▶ **Challenge**: Copy the listing below in full and skip every picture.

▶ **Data lines**:
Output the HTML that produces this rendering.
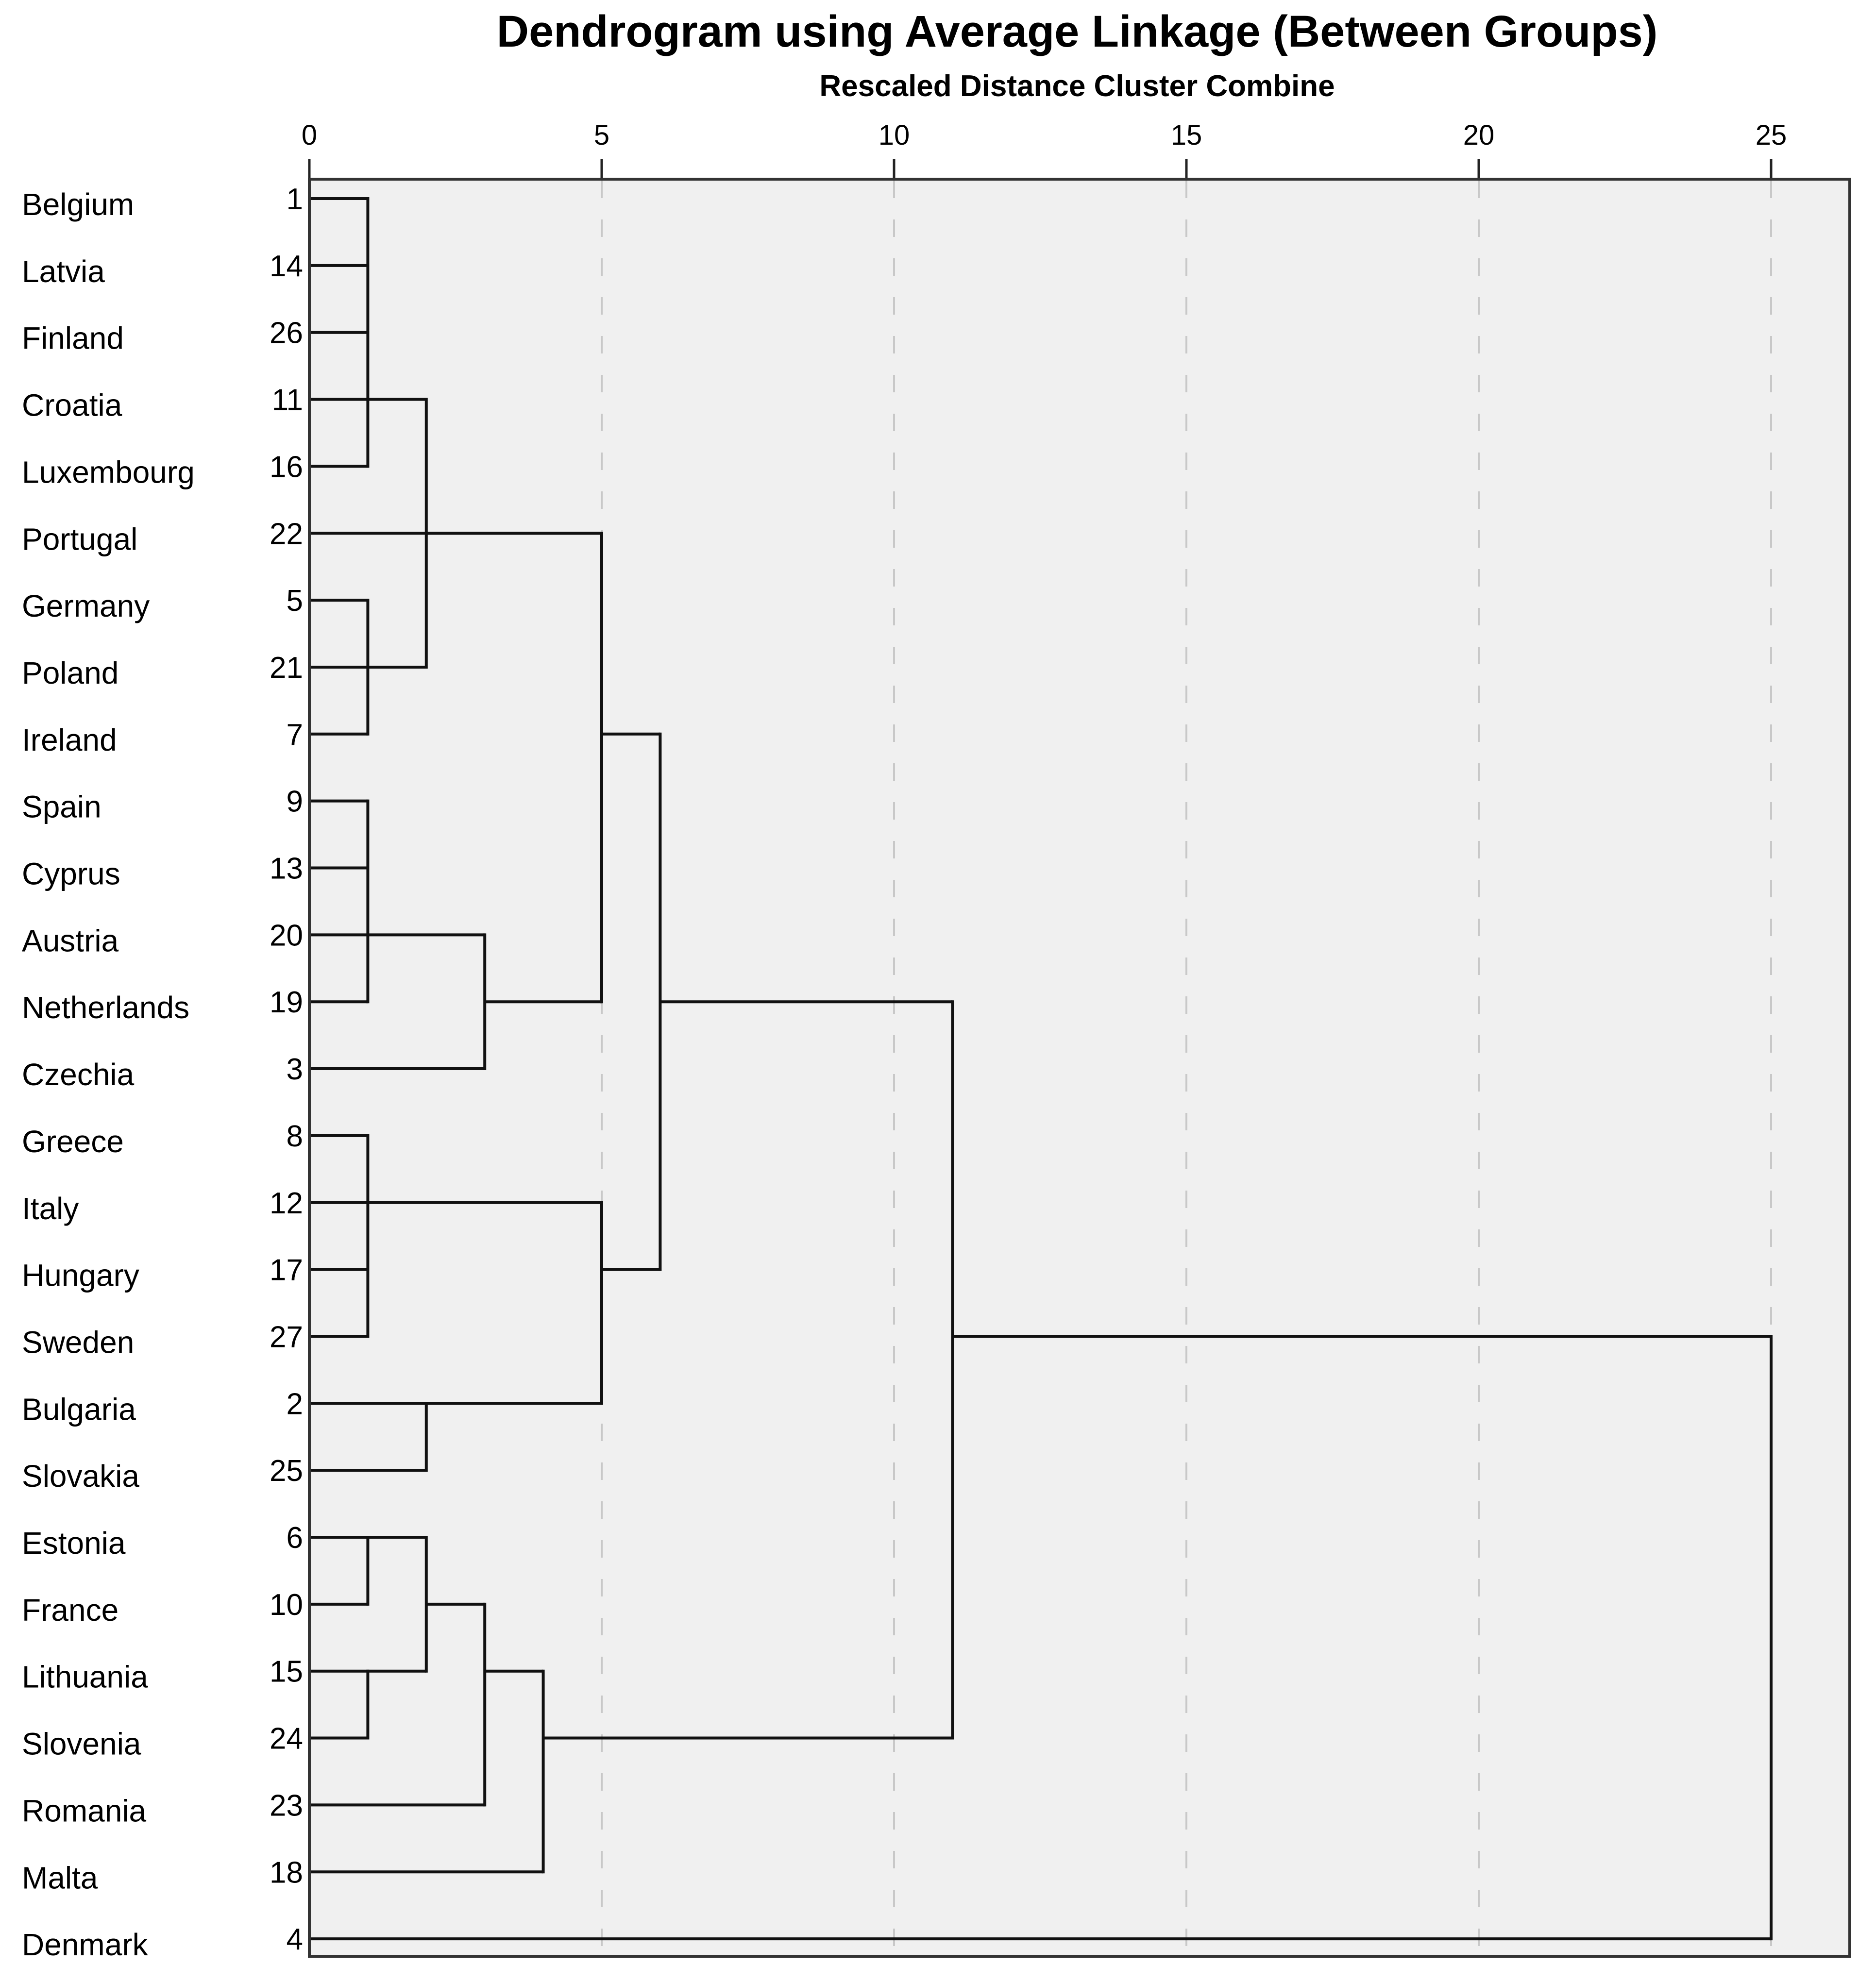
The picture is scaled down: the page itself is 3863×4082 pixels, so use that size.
<!DOCTYPE html>
<html><head><meta charset="utf-8"><style>
html,body{margin:0;padding:0;background:#fff;}
svg{display:block;}
text{font-family:"Liberation Sans",Arial,sans-serif;fill:#000;}
</style></head><body>
<svg id="chart" width="3863" height="4082" viewBox="0 0 3863 4082" xmlns="http://www.w3.org/2000/svg">
<text x="2218" y="96" font-size="92" font-weight="bold" text-anchor="middle">Dendrogram using Average Linkage (Between Groups)</text>
<text x="2218" y="198" font-size="62" font-weight="bold" text-anchor="middle">Rescaled Distance Cluster Combine</text>
<rect x="637" y="369" width="3172" height="3660" fill="#f0f0f0"/>
<g id="grid"></g>
<g id="axis"></g>
<g id="labels"></g>
<g id="tree"></g>
<rect x="637" y="369" width="3172" height="3660" fill="none" stroke="#333" stroke-width="6"/>
</svg>
<script>
const countries = ["Belgium","Latvia","Finland","Croatia","Luxembourg","Portugal","Germany","Poland","Ireland","Spain","Cyprus","Austria","Netherlands","Czechia","Greece","Italy","Hungary","Sweden","Bulgaria","Slovakia","Estonia","France","Lithuania","Slovenia","Romania","Malta","Denmark"];
const caseNumbers = ["1","14","26","11","16","22","5","21","7","9","13","20","19","3","8","12","17","27","2","25","6","10","15","24","23","18","4"];
const tickValues = [0,5,10,15,20,25];
// merges: children ids (0-26 leaves, 27+ = merge index + 27), height, output row
const mergeChildren = [[0,1,2,3,4],[6,7,8],[27,28],[9,10,11,12],[30,13],[5,29,31],[14,15,16,17],[18,19],[33,34],[32,35],[20,21],[22,23],[37,38],[39,24],[40,25],[36,41],[42,26]];
const mergeHeights = [1,1,2,1,3,5,1,2,5,6,1,1,2,3,4,11,25];
const mergeRows = [3,7,5,11,12,8,15,18,16,12,20,22,21,22,23,17,17];

const NS="http://www.w3.org/2000/svg";
const x = v => 637 + v*120.4;
const y = r => 409 + r*137.85;
function mk(tag, parent, attrs){const e=document.createElementNS(NS,tag);for(const k in attrs)e.setAttribute(k,attrs[k]);parent.appendChild(e);return e;}
const grid=document.getElementById('grid'), axis=document.getElementById('axis'), labels=document.getElementById('labels'), tree=document.getElementById('tree');
tickValues.forEach(v=>{
  if(v>0){const g=mk('line',grid,{x1:x(v),x2:x(v),y1:372,y2:4026,stroke:'#c8c8c8','stroke-width':4,'stroke-dasharray':'36 44'});
  
  }
  const t=mk('line',axis,{x1:x(v),x2:x(v),y1:328,y2:369,stroke:'#222','stroke-width':5});
  
  
  const l=mk('text',axis,{x:x(v),y:298,'font-size':58,'text-anchor':'middle'});
  l.textContent=v;
  
  
});
countries.forEach((c,i)=>{
  const t=mk('text',labels,{x:45,y:y(i)+34,'font-size':64});
  t.textContent=c;
  
  
  const n=mk('text',labels,{x:624,y:y(i)+22,'font-size':62,'text-anchor':'end'});
  n.textContent=caseNumbers[i];
  
  
});
function nodeRow(id){return id<27?id:mergeRows[id-27];}
function nodeH(id){return id<27?0:mergeHeights[id-27];}
mergeChildren.forEach((ch,m)=>{
  const h=mergeHeights[m];
  const rows=ch.map(nodeRow);
  ch.forEach(c=>{
    const ln=mk('line',tree,{x1:x(nodeH(c)),x2:x(h),y1:y(nodeRow(c)),y2:y(nodeRow(c)),stroke:'#111','stroke-width':6});
    
    
  });
  const v=mk('line',tree,{x1:x(h),x2:x(h),y1:y(Math.min(...rows))-3,y2:y(Math.max(...rows))+3,stroke:'#111','stroke-width':6});
  
  
});
</script>
</body></html>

▶ **Reply to the task**:
Output the HTML that produces this rendering.
The picture is scaled down: the page itself is 3863×4082 pixels, so use that size.
<!DOCTYPE html>
<html><head><meta charset="utf-8"><style>
html,body{margin:0;padding:0;background:#fff;}
svg{display:block;}
text{font-family:"Liberation Sans",Arial,sans-serif;fill:#000;}
</style></head><body>
<svg id="chart" width="3863" height="4082" viewBox="0 0 3863 4082" xmlns="http://www.w3.org/2000/svg">
<text x="2218" y="96" font-size="92" font-weight="bold" text-anchor="middle">Dendrogram using Average Linkage (Between Groups)</text>
<text x="2218" y="198" font-size="62" font-weight="bold" text-anchor="middle">Rescaled Distance Cluster Combine</text>
<rect x="637" y="369" width="3172" height="3660" fill="#f0f0f0"/>
<g id="grid"></g>
<g id="axis"></g>
<g id="labels"></g>
<g id="tree"></g>
<rect x="637" y="369" width="3172" height="3660" fill="none" stroke="#333" stroke-width="6"/>
</svg>
<script>
const countries = ["Belgium","Latvia","Finland","Croatia","Luxembourg","Portugal","Germany","Poland","Ireland","Spain","Cyprus","Austria","Netherlands","Czechia","Greece","Italy","Hungary","Sweden","Bulgaria","Slovakia","Estonia","France","Lithuania","Slovenia","Romania","Malta","Denmark"];
const caseNumbers = ["1","14","26","11","16","22","5","21","7","9","13","20","19","3","8","12","17","27","2","25","6","10","15","24","23","18","4"];
const tickValues = [0,5,10,15,20,25];
// merges: children ids (0-26 leaves, 27+ = merge index + 27), height, output row
const mergeChildren = [[0,1,2,3,4],[6,7,8],[27,28],[9,10,11,12],[30,13],[5,29,31],[14,15,16,17],[18,19],[33,34],[32,35],[20,21],[22,23],[37,38],[39,24],[40,25],[36,41],[42,26]];
const mergeHeights = [1,1,2,1,3,5,1,2,5,6,1,1,2,3,4,11,25];
const mergeRows = [3,7,5,11,12,8,15,18,16,12,20,22,21,22,23,17,17];

const NS="http://www.w3.org/2000/svg";
const x = v => 637 + v*120.4;
const y = r => 409 + r*137.85;
function mk(tag, parent, attrs){const e=document.createElementNS(NS,tag);for(const k in attrs)e.setAttribute(k,attrs[k]);parent.appendChild(e);return e;}
const grid=document.getElementById('grid'), axis=document.getElementById('axis'), labels=document.getElementById('labels'), tree=document.getElementById('tree');
tickValues.forEach(v=>{
  if(v>0){const g=mk('line',grid,{x1:x(v),x2:x(v),y1:372,y2:4026,stroke:'#c8c8c8','stroke-width':4,'stroke-dasharray':'36 44'});
  
  }
  const t=mk('line',axis,{x1:x(v),x2:x(v),y1:328,y2:369,stroke:'#222','stroke-width':5});
  
  
  const l=mk('text',axis,{x:x(v),y:298,'font-size':58,'text-anchor':'middle'});
  l.textContent=v;
  
  
});
countries.forEach((c,i)=>{
  const t=mk('text',labels,{x:45,y:y(i)+34,'font-size':64});
  t.textContent=c;
  
  
  const n=mk('text',labels,{x:624,y:y(i)+22,'font-size':62,'text-anchor':'end'});
  n.textContent=caseNumbers[i];
  
  
});
function nodeRow(id){return id<27?id:mergeRows[id-27];}
function nodeH(id){return id<27?0:mergeHeights[id-27];}
mergeChildren.forEach((ch,m)=>{
  const h=mergeHeights[m];
  const rows=ch.map(nodeRow);
  ch.forEach(c=>{
    const ln=mk('line',tree,{x1:x(nodeH(c)),x2:x(h),y1:y(nodeRow(c)),y2:y(nodeRow(c)),stroke:'#111','stroke-width':6});
    
    
  });
  const v=mk('line',tree,{x1:x(h),x2:x(h),y1:y(Math.min(...rows))-3,y2:y(Math.max(...rows))+3,stroke:'#111','stroke-width':6});
  
  
});
</script>
</body></html>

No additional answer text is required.